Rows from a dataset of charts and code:
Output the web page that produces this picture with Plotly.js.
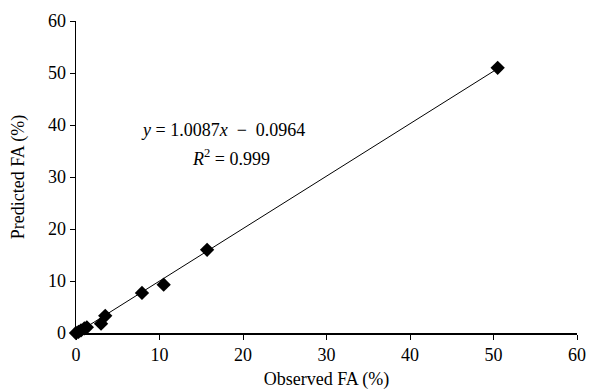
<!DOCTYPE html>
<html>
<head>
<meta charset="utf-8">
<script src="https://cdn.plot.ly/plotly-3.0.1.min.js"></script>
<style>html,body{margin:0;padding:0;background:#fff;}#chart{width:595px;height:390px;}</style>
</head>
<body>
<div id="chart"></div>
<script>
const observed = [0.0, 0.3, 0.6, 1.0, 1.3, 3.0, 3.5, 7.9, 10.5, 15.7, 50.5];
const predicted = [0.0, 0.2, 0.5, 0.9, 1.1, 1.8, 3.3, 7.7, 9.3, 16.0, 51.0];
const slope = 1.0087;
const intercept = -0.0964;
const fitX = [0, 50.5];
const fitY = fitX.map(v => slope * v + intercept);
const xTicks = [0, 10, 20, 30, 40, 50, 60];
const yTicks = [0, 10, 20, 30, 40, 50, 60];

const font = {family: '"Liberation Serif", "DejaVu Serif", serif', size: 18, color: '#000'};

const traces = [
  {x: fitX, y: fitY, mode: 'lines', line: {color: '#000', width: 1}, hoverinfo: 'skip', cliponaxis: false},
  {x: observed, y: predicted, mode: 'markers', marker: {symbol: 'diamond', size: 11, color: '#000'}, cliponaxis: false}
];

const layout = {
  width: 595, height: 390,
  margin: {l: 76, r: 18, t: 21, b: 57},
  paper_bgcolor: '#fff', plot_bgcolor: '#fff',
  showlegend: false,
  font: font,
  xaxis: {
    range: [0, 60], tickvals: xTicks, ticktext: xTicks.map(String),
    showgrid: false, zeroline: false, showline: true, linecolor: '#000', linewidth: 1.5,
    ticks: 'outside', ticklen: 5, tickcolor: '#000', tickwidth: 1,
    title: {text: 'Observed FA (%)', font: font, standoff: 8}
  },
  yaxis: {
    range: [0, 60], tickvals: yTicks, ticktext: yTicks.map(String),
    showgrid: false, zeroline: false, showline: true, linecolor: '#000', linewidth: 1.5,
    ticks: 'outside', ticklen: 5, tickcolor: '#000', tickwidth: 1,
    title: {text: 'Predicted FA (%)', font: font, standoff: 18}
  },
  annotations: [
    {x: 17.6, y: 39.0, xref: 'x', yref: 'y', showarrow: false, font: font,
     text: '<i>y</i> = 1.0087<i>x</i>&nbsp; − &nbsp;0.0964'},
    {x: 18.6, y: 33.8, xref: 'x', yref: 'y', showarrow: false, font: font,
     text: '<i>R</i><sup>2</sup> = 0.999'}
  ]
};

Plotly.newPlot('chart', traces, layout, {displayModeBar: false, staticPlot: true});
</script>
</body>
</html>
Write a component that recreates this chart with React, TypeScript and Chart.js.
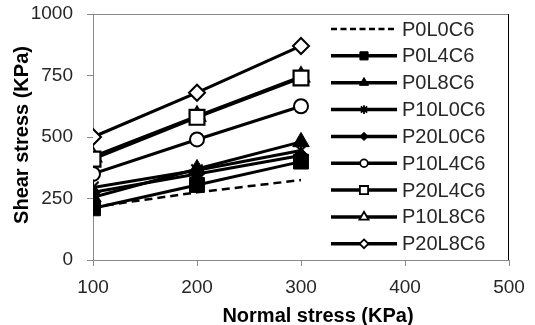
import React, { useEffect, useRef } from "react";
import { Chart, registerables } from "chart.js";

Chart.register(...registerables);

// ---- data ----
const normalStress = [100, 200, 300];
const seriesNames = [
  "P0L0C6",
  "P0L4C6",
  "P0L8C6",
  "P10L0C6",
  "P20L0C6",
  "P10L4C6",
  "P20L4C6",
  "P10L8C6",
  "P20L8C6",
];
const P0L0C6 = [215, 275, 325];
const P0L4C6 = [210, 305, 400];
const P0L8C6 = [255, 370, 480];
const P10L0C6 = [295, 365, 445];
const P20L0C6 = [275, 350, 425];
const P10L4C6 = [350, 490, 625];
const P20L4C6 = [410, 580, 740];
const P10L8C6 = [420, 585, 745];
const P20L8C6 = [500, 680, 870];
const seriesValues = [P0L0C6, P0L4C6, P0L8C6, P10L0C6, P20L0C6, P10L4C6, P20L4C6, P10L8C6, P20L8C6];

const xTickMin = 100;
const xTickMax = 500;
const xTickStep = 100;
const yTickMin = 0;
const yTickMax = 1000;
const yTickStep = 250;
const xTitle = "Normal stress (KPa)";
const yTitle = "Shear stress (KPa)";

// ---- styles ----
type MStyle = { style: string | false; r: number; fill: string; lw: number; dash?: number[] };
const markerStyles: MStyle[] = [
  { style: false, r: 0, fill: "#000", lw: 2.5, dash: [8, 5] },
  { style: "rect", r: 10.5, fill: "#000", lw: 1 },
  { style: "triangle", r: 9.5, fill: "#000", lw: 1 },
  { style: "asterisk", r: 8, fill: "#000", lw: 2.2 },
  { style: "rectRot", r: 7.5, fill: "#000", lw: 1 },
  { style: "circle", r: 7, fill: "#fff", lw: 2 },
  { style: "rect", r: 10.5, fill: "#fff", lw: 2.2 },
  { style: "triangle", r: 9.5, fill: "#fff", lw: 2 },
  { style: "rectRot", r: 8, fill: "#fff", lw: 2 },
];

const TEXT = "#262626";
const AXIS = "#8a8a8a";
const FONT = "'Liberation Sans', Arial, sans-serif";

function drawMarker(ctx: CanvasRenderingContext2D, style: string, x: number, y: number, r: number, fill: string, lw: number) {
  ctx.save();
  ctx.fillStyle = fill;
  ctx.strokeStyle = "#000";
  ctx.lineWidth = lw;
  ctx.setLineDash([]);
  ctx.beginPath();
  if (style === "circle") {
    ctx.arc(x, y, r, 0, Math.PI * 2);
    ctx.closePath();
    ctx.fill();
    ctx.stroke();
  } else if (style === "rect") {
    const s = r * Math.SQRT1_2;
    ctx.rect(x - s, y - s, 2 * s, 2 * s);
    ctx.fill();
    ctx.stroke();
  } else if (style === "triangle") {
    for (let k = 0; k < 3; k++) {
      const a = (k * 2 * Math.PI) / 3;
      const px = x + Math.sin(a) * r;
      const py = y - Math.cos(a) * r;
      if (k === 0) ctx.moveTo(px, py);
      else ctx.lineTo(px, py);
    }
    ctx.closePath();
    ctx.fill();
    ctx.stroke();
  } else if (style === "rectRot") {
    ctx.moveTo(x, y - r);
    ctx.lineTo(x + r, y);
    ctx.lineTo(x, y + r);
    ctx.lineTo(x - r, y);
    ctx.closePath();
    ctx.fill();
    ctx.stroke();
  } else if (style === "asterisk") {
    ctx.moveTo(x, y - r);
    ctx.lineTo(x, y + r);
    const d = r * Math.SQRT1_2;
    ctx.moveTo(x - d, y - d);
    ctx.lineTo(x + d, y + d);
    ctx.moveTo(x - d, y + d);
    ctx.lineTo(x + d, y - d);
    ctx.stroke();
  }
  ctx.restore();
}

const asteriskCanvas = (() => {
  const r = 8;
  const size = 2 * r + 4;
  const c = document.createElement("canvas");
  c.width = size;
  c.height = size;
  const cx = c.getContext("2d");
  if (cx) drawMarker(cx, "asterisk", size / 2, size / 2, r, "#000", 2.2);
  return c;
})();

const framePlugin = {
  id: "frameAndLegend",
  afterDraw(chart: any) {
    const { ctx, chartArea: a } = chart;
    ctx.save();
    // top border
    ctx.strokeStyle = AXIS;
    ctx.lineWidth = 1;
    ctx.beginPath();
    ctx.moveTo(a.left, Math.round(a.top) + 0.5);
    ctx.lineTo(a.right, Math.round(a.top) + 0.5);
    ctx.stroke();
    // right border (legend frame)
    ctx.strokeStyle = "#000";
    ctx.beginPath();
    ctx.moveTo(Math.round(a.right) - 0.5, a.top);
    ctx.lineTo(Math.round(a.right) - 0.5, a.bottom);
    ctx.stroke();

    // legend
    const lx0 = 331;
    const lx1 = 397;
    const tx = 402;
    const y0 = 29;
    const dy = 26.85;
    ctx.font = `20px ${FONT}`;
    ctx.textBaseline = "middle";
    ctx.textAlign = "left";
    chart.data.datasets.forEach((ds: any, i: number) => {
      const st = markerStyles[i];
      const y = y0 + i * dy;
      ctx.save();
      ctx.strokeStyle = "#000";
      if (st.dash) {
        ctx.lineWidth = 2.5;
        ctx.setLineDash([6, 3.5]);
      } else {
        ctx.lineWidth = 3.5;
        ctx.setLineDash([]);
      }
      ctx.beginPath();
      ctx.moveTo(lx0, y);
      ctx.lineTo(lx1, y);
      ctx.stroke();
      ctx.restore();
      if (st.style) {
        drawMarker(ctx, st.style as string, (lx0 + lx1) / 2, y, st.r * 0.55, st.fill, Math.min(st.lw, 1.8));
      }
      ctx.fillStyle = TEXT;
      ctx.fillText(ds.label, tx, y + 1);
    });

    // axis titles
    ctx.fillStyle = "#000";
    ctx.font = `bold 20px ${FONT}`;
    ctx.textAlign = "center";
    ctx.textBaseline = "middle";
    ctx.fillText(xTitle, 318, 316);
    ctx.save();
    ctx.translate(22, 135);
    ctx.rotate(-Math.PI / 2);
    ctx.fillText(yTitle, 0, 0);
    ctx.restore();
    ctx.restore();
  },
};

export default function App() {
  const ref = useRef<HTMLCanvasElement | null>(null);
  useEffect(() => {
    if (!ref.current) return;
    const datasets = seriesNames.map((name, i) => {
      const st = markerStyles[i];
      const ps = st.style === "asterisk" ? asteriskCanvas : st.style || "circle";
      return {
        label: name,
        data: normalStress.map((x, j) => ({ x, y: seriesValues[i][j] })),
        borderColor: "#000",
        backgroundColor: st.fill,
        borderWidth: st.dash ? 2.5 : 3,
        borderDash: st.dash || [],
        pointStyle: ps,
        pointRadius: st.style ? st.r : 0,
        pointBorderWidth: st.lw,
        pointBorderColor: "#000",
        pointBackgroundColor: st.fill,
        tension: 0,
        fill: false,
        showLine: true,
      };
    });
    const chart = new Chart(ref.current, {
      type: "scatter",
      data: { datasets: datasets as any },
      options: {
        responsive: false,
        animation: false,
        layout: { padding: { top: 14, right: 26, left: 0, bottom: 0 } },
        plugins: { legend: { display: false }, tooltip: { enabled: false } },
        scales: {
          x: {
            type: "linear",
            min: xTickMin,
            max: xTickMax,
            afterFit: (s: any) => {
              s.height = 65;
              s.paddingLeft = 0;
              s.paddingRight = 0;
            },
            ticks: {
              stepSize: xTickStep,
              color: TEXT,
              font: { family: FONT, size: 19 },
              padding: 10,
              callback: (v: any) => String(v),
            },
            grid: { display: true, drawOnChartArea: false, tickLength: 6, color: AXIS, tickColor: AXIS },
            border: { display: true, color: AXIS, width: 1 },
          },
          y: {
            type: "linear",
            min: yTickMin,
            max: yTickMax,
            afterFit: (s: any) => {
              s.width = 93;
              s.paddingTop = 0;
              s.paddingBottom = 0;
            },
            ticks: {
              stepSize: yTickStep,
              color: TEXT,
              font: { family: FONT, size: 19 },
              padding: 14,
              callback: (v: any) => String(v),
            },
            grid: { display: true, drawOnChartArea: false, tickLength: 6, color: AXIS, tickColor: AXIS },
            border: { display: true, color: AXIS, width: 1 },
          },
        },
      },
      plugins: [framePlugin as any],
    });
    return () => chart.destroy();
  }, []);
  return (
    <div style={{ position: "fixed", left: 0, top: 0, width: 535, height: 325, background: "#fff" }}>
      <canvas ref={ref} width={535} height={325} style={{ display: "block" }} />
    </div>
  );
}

> **Description of the task**: Return a copy of every line that includes the word "React".

> **Correct output**:
Write a component that recreates this chart with React, TypeScript and Chart.js.
import React, { useEffect, useRef } from "react";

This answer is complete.